One drawback to the relatively low sodium soap content of prior art bars is that the bar tends to have a relatively short use life. Another problem is created by the monohydric alcohol which is required to dissolve the sodium soap and render the bar transparent. The monohydric alcohol causes shrinkage of the soap in molds on cooling and solidifying. Thus, it is typical for transparent soap to be manufactured by being cast in a large frame, allowed to evaporate several weeks and then cut into bars after the most serious shrinkage has occurred. It is generally not practical to manufacture good quality transparent soap containing monohydric alcohol by casting into individual molds.
Another problem created by the monohydric alcohol is that the soap bars tend to shrink after they are packaged. Packaging in plastic or aluminum wrap is required to reduce evaporation after packaging. Even then, there is a resultant weight loss and one has to actually pack a larger bar into the package than the weight stated on the package in order to compensate for the weight loss which will occur after the packaged bar leaves the factory. The monohydric alcohol is also readily soluble in water and contributes to the short use life of the soap. The scent of the monohydric alcohol also makes it more difficult to perfume the soap in that the alcohol scent interferes with the desired perfume scent. Monohydric alcohols also have relatively low flash points and present a flammability hazard in the manufacturing process.
Another drawback to prior art bars is the difficulty of dissolving additives and still maintain transparency. Such additives might include perfumes, skin moisturizers and etc.
Some prior artisans have avoided the use of sodium soap by using substantial quantities of other types of soaps. U.S. Pat. Nos. 3,793,214, 3,654,167 and 2,580,713 disclose transparent soaps made from liquid soaps. In U.S. Pat. No. 3,793,214, the liquid soap is reacted during the composition step, rather than being previously reacted and introduced as a component. However, the resulting bars lack long use life and really do not provide broad solutions to the above problems.
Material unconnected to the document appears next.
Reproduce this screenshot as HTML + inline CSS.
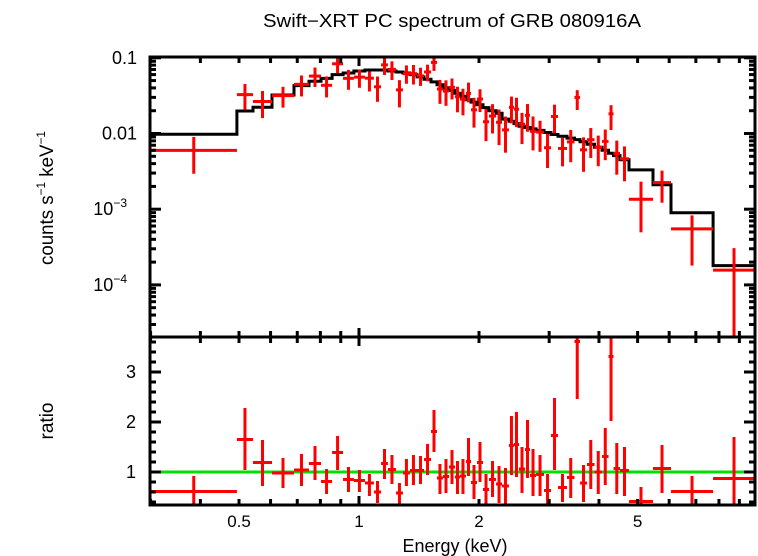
<!DOCTYPE html>
<html><head><meta charset="utf-8"><style>
html,body{margin:0;padding:0;background:#fff;}
svg{display:block;font-family:"Liberation Sans",sans-serif;}
</style></head><body>
<svg id="chart" width="758" height="556" viewBox="0 0 758 556" xmlns="http://www.w3.org/2000/svg">
<text x="452" y="27" font-size="18" text-anchor="middle" textLength="378" lengthAdjust="spacingAndGlyphs">Swift−XRT PC spectrum of GRB 080916A</text>
<text transform="translate(53,198) rotate(-90)" font-size="19" text-anchor="middle" textLength="134" lengthAdjust="spacingAndGlyphs">counts s<tspan font-size="12" dy="-8">−1</tspan><tspan dy="8"> keV</tspan><tspan font-size="12" dy="-8">−1</tspan></text>
<text transform="translate(53,421) rotate(-90)" font-size="19" text-anchor="middle">ratio</text>
<text x="455" y="552" font-size="18" text-anchor="middle">Energy (keV)</text>
<g id="gTop"></g>
<g id="gBot"></g>
<g id="gAxes"></g>
</svg>
<script>
// bin edges (keV)
const binEdges = [0.3,0.494,0.542,0.605,0.687,0.749,0.803,0.856,0.912,0.971,1.035,1.090,1.136,1.182,1.238,1.289,1.342,1.398,1.456,1.516,1.569,1.624,1.682,1.741,1.792,1.855,1.910,1.977,2.047,2.119,2.207,2.285,2.378,2.448,2.520,2.609,2.685,2.781,2.912,3.032,3.157,3.325,3.472,3.585,3.733,3.898,4.071,4.227,4.351,4.517,4.757,5.466,6.064,7.731,9.85];
// model counts s^-1 keV^-1 per bin
const modelValues = [0.0098,0.0198,0.0222,0.0323,0.0429,0.049,0.0535,0.060,0.063,0.067,0.069,0.069,0.069,0.067,0.065,0.063,0.060,0.056,0.052,0.048,0.044,0.040,0.037,0.034,0.031,0.028,0.026,0.024,0.022,0.020,0.0185,0.0155,0.0145,0.0135,0.0125,0.012,0.0115,0.011,0.0103,0.0097,0.0092,0.0087,0.0083,0.0078,0.0072,0.0066,0.006,0.0055,0.0051,0.0045,0.0033,0.0021,0.0009,0.00018];
// data/model ratio with upper and lower error bounds
const ratioValues = [0.61,1.65,1.19,0.98,1.04,1.17,0.81,1.39,0.85,0.83,0.78,0.60,1.17,1.05,0.58,0.98,1.03,1.03,1.25,1.81,0.88,0.91,1.10,0.90,0.92,1.21,0.79,1.19,0.65,0.85,0.76,0.72,1.53,1.55,1.06,1.45,0.93,0.95,0.63,1.73,0.69,0.89,3.61,0.78,1.15,1.00,1.31,3.31,1.07,1.03,0.41,1.07,0.61,0.87];
const ratioHigh = [0.92,2.28,1.64,1.28,1.36,1.52,1.06,1.72,1.10,1.04,0.96,0.82,1.46,1.34,0.78,1.26,1.34,1.32,1.56,2.24,1.16,1.26,1.44,1.22,1.26,1.68,1.14,1.60,0.96,1.22,1.12,1.08,2.12,2.20,1.50,2.04,1.46,1.34,0.96,2.48,0.96,1.28,4.5,1.14,1.64,1.42,1.88,4.3,1.58,1.50,0.70,1.54,0.92,1.70];
const ratioLow = [0.30,1.04,0.72,0.68,0.72,0.84,0.56,1.04,0.60,0.60,0.52,0.38,0.86,0.76,0.34,0.72,0.74,0.76,0.94,1.40,0.56,0.58,0.76,0.56,0.56,0.92,0.46,0.80,0.36,0.50,0.38,0.36,0.94,0.90,0.58,0.88,0.52,0.52,0.34,1.04,0.40,0.48,2.46,0.40,0.66,0.56,0.74,2.02,0.56,0.52,0.15,0.58,0.20,0.0];
const xTickLabels = ["0.5","1","2","5"];
const xTickValues = [0.5,1,2,5];
const ratioTicks = [1,2,3];

const NS="http://www.w3.org/2000/svg";
const L=150,R=755,T=57,M=337,B=505;
const xs = e => 359 + 398.6*Math.log10(e);
const yTop = v => 133.5 - 75.7*Math.log10(v/0.01);
const yBot = r => 472 - 50*(r-1);
function mk(tag, attrs, parent){const el=document.createElementNS(NS,tag);for(const k in attrs)el.setAttribute(k,attrs[k]);parent.appendChild(el);return el;}
const gTop=document.getElementById('gTop'), gBot=document.getElementById('gBot'), gAx=document.getElementById('gAxes');
const clipT=(y)=>Math.max(T,Math.min(M,y)), clipB=(y)=>Math.max(M,Math.min(B,y));

let d='';
for(let i=0;i<modelValues.length;i++){
  const x0=xs(binEdges[i]),x1=xs(binEdges[i+1]),y=yTop(modelValues[i]);
  d+=(i===0?'M':'L')+x0.toFixed(1)+','+y.toFixed(1)+' L'+x1.toFixed(1)+','+y.toFixed(1)+' ';
}
const mp=mk('path',{d:d,fill:'none',stroke:'#000','stroke-width':3},gTop);


const gl=mk('line',{x1:L,x2:R,y1:yBot(1),y2:yBot(1),stroke:'#00e000','stroke-width':3},gBot);



for(let i=0;i<ratioValues.length;i++){
  const e0=binEdges[i],e1=binEdges[i+1],ec=Math.sqrt(e0*e1);
  const x0=xs(e0),x1=xs(e1),xc=xs(ec);
  const m=modelValues[i];
  const yv=yTop(ratioValues[i]*m), yh=clipT(yTop(ratioHigh[i]*m)), yl=ratioLow[i]>0?clipT(yTop(ratioLow[i]*m)):M;
  const g=mk('g',{stroke:'#f00','stroke-width':3},gTop);
  
  
  if(yv>T&&yv<M) mk('line',{x1:x0,x2:x1,y1:yv,y2:yv},g);
  mk('line',{x1:xc,x2:xc,y1:yh,y2:yl},g);
  const g2=mk('g',{stroke:'#f00','stroke-width':3},gBot);
  
  
  const rv=yBot(ratioValues[i]);
  if(rv>M&&rv<B) mk('line',{x1:x0,x2:x1,y1:rv,y2:rv},g2);
  mk('line',{x1:xc,x2:xc,y1:clipB(yBot(ratioHigh[i])),y2:clipB(yBot(ratioLow[i]))},g2);
}

mk('rect',{x:L,y:T,width:R-L,height:M-T,fill:'none',stroke:'#000','stroke-width':3},gAx);
mk('rect',{x:L,y:M,width:R-L,height:B-M,fill:'none',stroke:'#000','stroke-width':3},gAx);
function tick(x1,y1,x2,y2){mk('line',{x1:x1,y1:y1,x2:x2,y2:y2,stroke:'#000','stroke-width':3},gAx);}
for(let dec=0.1;dec<=10;dec*=10){
  for(let k=1;k<10;k++){
    const e=k*dec; if(e<0.3||e>9.85) continue;
    const x=xs(e); const major=(Math.abs(e-1)<1e-9);
    const len=major?9:6;
    [T,M,B].forEach(y=>{ if(y!==B) tick(x,y,x,y+len); if(y!==T) tick(x,y,x,y-len); });
  }
}
xTickLabels.forEach((lab,i)=>{
  const t=mk('text',{x:xs(xTickValues[i]),y:527,'font-size':17,'text-anchor':'middle'},gAx);
  t.textContent=lab;
  
  
});
for(let p=-5;p<=-1;p++){
  for(let k=1;k<10;k++){
    const v=k*Math.pow(10,p); const y=yTop(v);
    if(y<T-0.5||y>M) continue;
    const len=k===1?11:6;
    tick(L,y,L+len,y); tick(R,y,R-len,y);
  }
}
const topLabs=[[0.1,'0.1'],[0.01,'0.01'],[1e-3,'10','−3'],[1e-4,'10','−4']];
topLabs.forEach(a=>{
  const t=mk('text',{x:a[2]?127:137,y:yTop(a[0])+6,'font-size':18,'text-anchor':'end'},gAx);
  t.textContent=a[1];
  
  
  if(a[2]){const s=mk('tspan',{'font-size':12,dy:-8},t);s.textContent=a[2];}
});
for(let r=0.4;r<=3.6+1e-9;r+=0.2){
  const y=yBot(r); const major=Math.abs(r-Math.round(r))<1e-6;
  const len=major?11:6;
  tick(L,y,L+len,y); tick(R,y,R-len,y);
}
ratioTicks.forEach(r=>{
  const t=mk('text',{x:136,y:yBot(r)+6,'font-size':18,'text-anchor':'end'},gAx);
  t.textContent=String(r);
  
  
});
</script>
</body></html>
U.S. Pat. No. 3,562,167 attempts to minimize the quantity of alcohol, water and other volatiles required by employing a nonionic wetting agent comprising a polyalkylene glycol ether of an alkyl phenol in combination with from about 8% to about 22% sodium soap. A nonionic detergent is used in addition to sodium soap. One drawback to such a composition is that these types of nonionic detergents are harsh, drying, and defatting to the skin. Also, the sodium soap content is relatively low.
Yet another technique for avoiding monohydric alcohols, and still get a higher concentration of sodium soap, is to use rather complicated, elaborate mechanical techniques for getting the sodium soap into solution. These may include milling, plodding, refining or the like.
For example, U.S. Pat. No. 3,969,259 to Lages, Mar. 18, 1974, discloses a higher concentration of sodium soap achieved without monohydric alcohol, but teaches that transparency is achieved only with plodding or equivalent working at a relatively low temperature of 100.degree. F. to 110.degree. F. While such mechanical techniques are well known in the art, they are still costly and are desirably avoided.
Another approach to getting more sodium soap into solution is to use a great deal of water or an oil such as castor oil or both. Unfortunately, such bars tend to be too soft and too subject to shrinkage. Also, usually several weeks of aging, six to eight, may be required before the soap actually becomes transparent.
Sometimes a great deal of glycerine, 5-10%, is added as well as water. This too makes for a mushy bar which has a very strong affinity for water. Glycerine can also sting in higher concentrations.